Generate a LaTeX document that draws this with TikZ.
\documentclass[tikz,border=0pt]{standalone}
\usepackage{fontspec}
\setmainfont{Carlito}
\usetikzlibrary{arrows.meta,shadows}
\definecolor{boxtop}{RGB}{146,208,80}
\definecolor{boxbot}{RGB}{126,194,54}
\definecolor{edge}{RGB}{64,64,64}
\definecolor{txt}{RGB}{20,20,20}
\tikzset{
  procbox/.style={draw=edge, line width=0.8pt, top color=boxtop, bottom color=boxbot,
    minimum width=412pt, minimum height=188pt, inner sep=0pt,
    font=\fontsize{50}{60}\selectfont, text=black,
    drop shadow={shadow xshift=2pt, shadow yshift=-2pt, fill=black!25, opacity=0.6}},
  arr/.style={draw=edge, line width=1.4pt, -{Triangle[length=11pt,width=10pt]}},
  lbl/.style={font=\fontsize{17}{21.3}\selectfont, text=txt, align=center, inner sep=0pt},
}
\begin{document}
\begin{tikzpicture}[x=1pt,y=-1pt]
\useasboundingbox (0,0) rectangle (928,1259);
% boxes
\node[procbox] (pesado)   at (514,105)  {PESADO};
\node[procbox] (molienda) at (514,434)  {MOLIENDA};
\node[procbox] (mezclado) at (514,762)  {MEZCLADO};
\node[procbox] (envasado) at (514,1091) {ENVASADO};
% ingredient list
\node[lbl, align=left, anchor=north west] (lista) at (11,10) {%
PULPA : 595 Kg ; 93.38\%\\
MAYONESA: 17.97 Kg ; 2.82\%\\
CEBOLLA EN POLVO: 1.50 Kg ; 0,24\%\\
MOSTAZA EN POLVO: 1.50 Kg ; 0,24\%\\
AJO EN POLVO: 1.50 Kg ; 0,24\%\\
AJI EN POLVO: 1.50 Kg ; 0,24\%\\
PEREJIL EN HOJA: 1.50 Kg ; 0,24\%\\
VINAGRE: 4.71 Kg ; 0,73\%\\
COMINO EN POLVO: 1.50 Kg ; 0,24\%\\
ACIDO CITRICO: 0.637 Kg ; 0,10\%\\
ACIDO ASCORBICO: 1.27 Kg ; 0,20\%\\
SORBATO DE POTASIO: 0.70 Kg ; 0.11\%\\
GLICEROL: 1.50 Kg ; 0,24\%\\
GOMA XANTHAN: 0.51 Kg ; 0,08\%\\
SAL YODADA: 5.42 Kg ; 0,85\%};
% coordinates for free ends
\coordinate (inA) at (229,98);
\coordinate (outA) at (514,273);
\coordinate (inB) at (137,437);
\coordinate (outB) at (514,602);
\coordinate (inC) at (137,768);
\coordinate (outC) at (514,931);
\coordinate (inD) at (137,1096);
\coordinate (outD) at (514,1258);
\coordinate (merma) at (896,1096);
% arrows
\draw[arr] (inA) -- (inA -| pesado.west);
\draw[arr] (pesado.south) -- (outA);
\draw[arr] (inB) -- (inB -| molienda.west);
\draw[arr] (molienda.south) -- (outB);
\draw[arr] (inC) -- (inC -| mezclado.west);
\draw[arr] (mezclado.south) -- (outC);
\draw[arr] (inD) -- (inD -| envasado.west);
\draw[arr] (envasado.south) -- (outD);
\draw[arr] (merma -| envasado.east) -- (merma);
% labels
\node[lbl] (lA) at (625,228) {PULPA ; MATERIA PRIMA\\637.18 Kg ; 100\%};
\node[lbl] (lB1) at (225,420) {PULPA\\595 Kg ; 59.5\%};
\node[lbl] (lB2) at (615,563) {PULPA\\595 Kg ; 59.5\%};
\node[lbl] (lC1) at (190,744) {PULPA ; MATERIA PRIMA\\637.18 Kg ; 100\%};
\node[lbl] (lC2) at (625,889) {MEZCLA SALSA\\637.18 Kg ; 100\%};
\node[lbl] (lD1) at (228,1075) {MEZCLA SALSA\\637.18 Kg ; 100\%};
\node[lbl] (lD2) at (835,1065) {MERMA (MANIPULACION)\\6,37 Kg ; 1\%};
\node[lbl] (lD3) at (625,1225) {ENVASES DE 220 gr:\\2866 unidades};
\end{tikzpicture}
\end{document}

====================

**Given exercise**
Reproduce the data, keeping every line exactly the same.

**Answer for this exercise**
Generate a LaTeX document that draws this with TikZ.
\documentclass[tikz,border=0pt]{standalone}
\usepackage{fontspec}
\setmainfont{Carlito}
\usetikzlibrary{arrows.meta,shadows}
\definecolor{boxtop}{RGB}{146,208,80}
\definecolor{boxbot}{RGB}{126,194,54}
\definecolor{edge}{RGB}{64,64,64}
\definecolor{txt}{RGB}{20,20,20}
\tikzset{
  procbox/.style={draw=edge, line width=0.8pt, top color=boxtop, bottom color=boxbot,
    minimum width=412pt, minimum height=188pt, inner sep=0pt,
    font=\fontsize{50}{60}\selectfont, text=black,
    drop shadow={shadow xshift=2pt, shadow yshift=-2pt, fill=black!25, opacity=0.6}},
  arr/.style={draw=edge, line width=1.4pt, -{Triangle[length=11pt,width=10pt]}},
  lbl/.style={font=\fontsize{17}{21.3}\selectfont, text=txt, align=center, inner sep=0pt},
}
\begin{document}
\begin{tikzpicture}[x=1pt,y=-1pt]
\useasboundingbox (0,0) rectangle (928,1259);
% boxes
\node[procbox] (pesado)   at (514,105)  {PESADO};
\node[procbox] (molienda) at (514,434)  {MOLIENDA};
\node[procbox] (mezclado) at (514,762)  {MEZCLADO};
\node[procbox] (envasado) at (514,1091) {ENVASADO};
% ingredient list
\node[lbl, align=left, anchor=north west] (lista) at (11,10) {%
PULPA : 595 Kg ; 93.38\%\\
MAYONESA: 17.97 Kg ; 2.82\%\\
CEBOLLA EN POLVO: 1.50 Kg ; 0,24\%\\
MOSTAZA EN POLVO: 1.50 Kg ; 0,24\%\\
AJO EN POLVO: 1.50 Kg ; 0,24\%\\
AJI EN POLVO: 1.50 Kg ; 0,24\%\\
PEREJIL EN HOJA: 1.50 Kg ; 0,24\%\\
VINAGRE: 4.71 Kg ; 0,73\%\\
COMINO EN POLVO: 1.50 Kg ; 0,24\%\\
ACIDO CITRICO: 0.637 Kg ; 0,10\%\\
ACIDO ASCORBICO: 1.27 Kg ; 0,20\%\\
SORBATO DE POTASIO: 0.70 Kg ; 0.11\%\\
GLICEROL: 1.50 Kg ; 0,24\%\\
GOMA XANTHAN: 0.51 Kg ; 0,08\%\\
SAL YODADA: 5.42 Kg ; 0,85\%};
% coordinates for free ends
\coordinate (inA) at (229,98);
\coordinate (outA) at (514,273);
\coordinate (inB) at (137,437);
\coordinate (outB) at (514,602);
\coordinate (inC) at (137,768);
\coordinate (outC) at (514,931);
\coordinate (inD) at (137,1096);
\coordinate (outD) at (514,1258);
\coordinate (merma) at (896,1096);
% arrows
\draw[arr] (inA) -- (inA -| pesado.west);
\draw[arr] (pesado.south) -- (outA);
\draw[arr] (inB) -- (inB -| molienda.west);
\draw[arr] (molienda.south) -- (outB);
\draw[arr] (inC) -- (inC -| mezclado.west);
\draw[arr] (mezclado.south) -- (outC);
\draw[arr] (inD) -- (inD -| envasado.west);
\draw[arr] (envasado.south) -- (outD);
\draw[arr] (merma -| envasado.east) -- (merma);
% labels
\node[lbl] (lA) at (625,228) {PULPA ; MATERIA PRIMA\\637.18 Kg ; 100\%};
\node[lbl] (lB1) at (225,420) {PULPA\\595 Kg ; 59.5\%};
\node[lbl] (lB2) at (615,563) {PULPA\\595 Kg ; 59.5\%};
\node[lbl] (lC1) at (190,744) {PULPA ; MATERIA PRIMA\\637.18 Kg ; 100\%};
\node[lbl] (lC2) at (625,889) {MEZCLA SALSA\\637.18 Kg ; 100\%};
\node[lbl] (lD1) at (228,1075) {MEZCLA SALSA\\637.18 Kg ; 100\%};
\node[lbl] (lD2) at (835,1065) {MERMA (MANIPULACION)\\6,37 Kg ; 1\%};
\node[lbl] (lD3) at (625,1225) {ENVASES DE 220 gr:\\2866 unidades};
\end{tikzpicture}
\end{document}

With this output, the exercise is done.